I believe we have not lost our longing for Him, but we no longer look for our reunion to be coming from the clouds.
I am a mystic, a somewhat illustrative example of Karl Rahner’s theory as he famously insisted that the Christian of the future must be a mystic each: every one of us must find an inner union with God or lose the connection. But we are not on our own in this. Having taken our eyes off the clouds, the body of the Church still longs for the return of Christ, and the Church gets that return. Every day. Not ephemerally or abstractly but in the body, tangibly and before our eyes. Christ returns to us in body and blood every day, through the Eucharist.

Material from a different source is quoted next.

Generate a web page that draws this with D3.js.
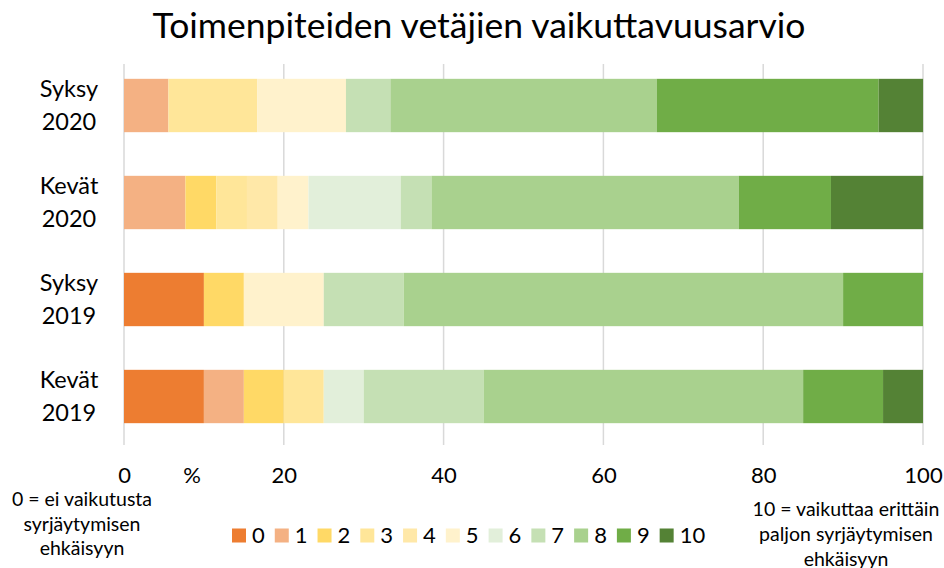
<!DOCTYPE html>
<html><head><meta charset="utf-8">
<script src="https://cdn.jsdelivr.net/npm/d3@7"></script>
<style>html,body{margin:0;padding:0;background:#fff;}svg{display:block;font-family:Lato,"Open Sans",sans-serif;}</style>
</head><body><svg id="c" width="944" height="568"></svg>
<script>
const title = "Toimenpiteiden vetäjien vaikuttavuusarvio";
const categories = ["Syksy 2020", "Kevät 2020", "Syksy 2019", "Kevät 2019"];
const categoryLines = [["Syksy","2020"],["Kevät","2020"],["Syksy","2019"],["Kevät","2019"]];
const seriesKeys = ["0","1","2","3","4","5","6","7","8","9","10"];
const s0  = [0, 0, 10, 10];
const s1  = [5.56, 7.69, 0, 5];
const s2  = [0, 3.85, 5, 5];
const s3  = [11.11, 3.85, 0, 5];
const s4  = [0, 3.85, 0, 0];
const s5  = [11.11, 3.85, 10, 0];
const s6  = [0, 11.54, 0, 5];
const s7  = [5.56, 3.85, 10, 15];
const s8  = [33.33, 38.46, 55, 40];
const s9  = [27.78, 11.54, 10, 10];
const s10 = [5.56, 11.54, 0, 5];
const colors = ["#ED7D31","#F4B183","#FFD966","#FFE699","#FFE8A8","#FFF2CC","#E2EFDA","#C5E0B4","#A9D18E","#70AD47","#548235"];
const xTicks = [0, 20, 40, 60, 80, 100];
const unitLabel = "%";
const leftNote = ["0 = ei vaikutusta","syrjäytymisen","ehkäisyyn"];
const rightNote = ["10 = vaikuttaa erittäin","paljon syrjäytymisen","ehkäisyyn"];

const seriesValues = [s0,s1,s2,s3,s4,s5,s6,s7,s8,s9,s10];
const rows = categories.map((c,i) => {
  const r = {cat: c};
  seriesKeys.forEach((k,j) => r[k] = seriesValues[j][i]);
  return r;
});

const svg = d3.select("#c");
const x = d3.scaleLinear().domain([0,100]).range([124, 923]);
const y = d3.scaleBand().domain(categories).range([57, 445]).paddingInner(0.45).paddingOuter(0.225);
const color = d3.scaleOrdinal().domain(seriesKeys).range(colors);

// title
svg.append("text").attr("x", 479).attr("y", 38).attr("text-anchor","middle")
  .attr("font-size", 35.5).attr("fill","#000").text(title);

// gridlines
svg.append("g").selectAll("line").data(xTicks).join("line")
  .attr("x1", d => x(d)).attr("x2", d => x(d))
  .attr("y1", 64).attr("y2", 445)
  .attr("stroke", "#D9D9D9").attr("stroke-width", 1.5);

// bars
const stack = d3.stack().keys(seriesKeys)(rows);
svg.append("g").selectAll("g").data(stack).join("g")
  .attr("fill", d => color(d.key))
  .selectAll("rect").data(d => d).join("rect")
  .attr("x", d => x(d[0]))
  .attr("width", d => Math.max(0, x(d[1]) - x(d[0])))
  .attr("y", d => y(d.data.cat))
  .attr("height", y.bandwidth());

// x axis labels
const xAxis = d3.axisBottom(x).tickValues(xTicks).tickSize(0).tickPadding(0);
const gx = svg.append("g").attr("transform", "translate(0,483)").call(xAxis);
gx.select(".domain").remove();
gx.selectAll("text").attr("font-size", 22).attr("font-family","Lato").attr("fill","#000")
  .attr("dy", 0).attr("y", 0);
svg.append("text").attr("x", 192).attr("y", 483).attr("text-anchor","middle")
  .attr("font-size", 22).attr("fill","#000").text(unitLabel);

// y labels
categories.forEach((c,i) => {
  const cy = y(c) + y.bandwidth()/2;
  const t = svg.append("text").attr("text-anchor","middle").attr("font-size", 23.5).attr("fill","#000");
  t.append("tspan").attr("x", 69).attr("y", cy - 8.5).text(categoryLines[i][0]);
  t.append("tspan").attr("x", 69).attr("y", cy + 24).text(categoryLines[i][1]);
});

// notes
const ln = svg.append("text").attr("text-anchor","middle").attr("font-size", 19.5).attr("fill","#000");
leftNote.forEach((s,i) => ln.append("tspan").attr("x", 82).attr("y", 506 + i*24.5).text(s));
const rn = svg.append("text").attr("text-anchor","middle").attr("font-size", 19.5).attr("fill","#000");
rightNote.forEach((s,i) => rn.append("tspan").attr("x", 846).attr("y", 516 + i*25).text(s));

// legend
const lg = svg.append("g");
let lx = 232;
seriesKeys.forEach((k,i) => {
  lg.append("rect").attr("x", lx).attr("y", 528.5).attr("width", 14).attr("height", 14).attr("fill", color(k));
  const t = lg.append("text").attr("x", lx + 20).attr("y", 543).attr("font-size", 22).attr("fill","#000").text(k);
  lx += 20 + t.node().getComputedTextLength() + 10;
});
</script></body></html>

Sacrament is mystery, and part of Catholic mysticism is sacramental—perhaps, the heart of Catholic mysticism. And Eucharist is the heart of Catholicism, the heart of Christian tradition. This is the presence of Christ in our midst, that which Paul and all of that first, blessed and desperate generation were longing for. As we bide our time and move in the world, we manage our longing and our joy because He IS with us and comes back for us in the way that is concrete and predictable, every time at the Lord’s Table. He comes and fills our own bodies with His essence so we can get to the next time, eventually to the Last Day. But not yet.
The Church is very centered on the Eucharist. I wonder if this is not because, many centuries ago, years were passing and passing by, and the Christ was not coming back.
Sometimes I also wonder, against every notion of the historical person and context of Jesus of Nazareth, if he did say something cryptic at his last Passover Seder and—through a kind of insight the nature of which we cannot explain but the great instances of which are familiar to all humanity—if he meant it to be this way.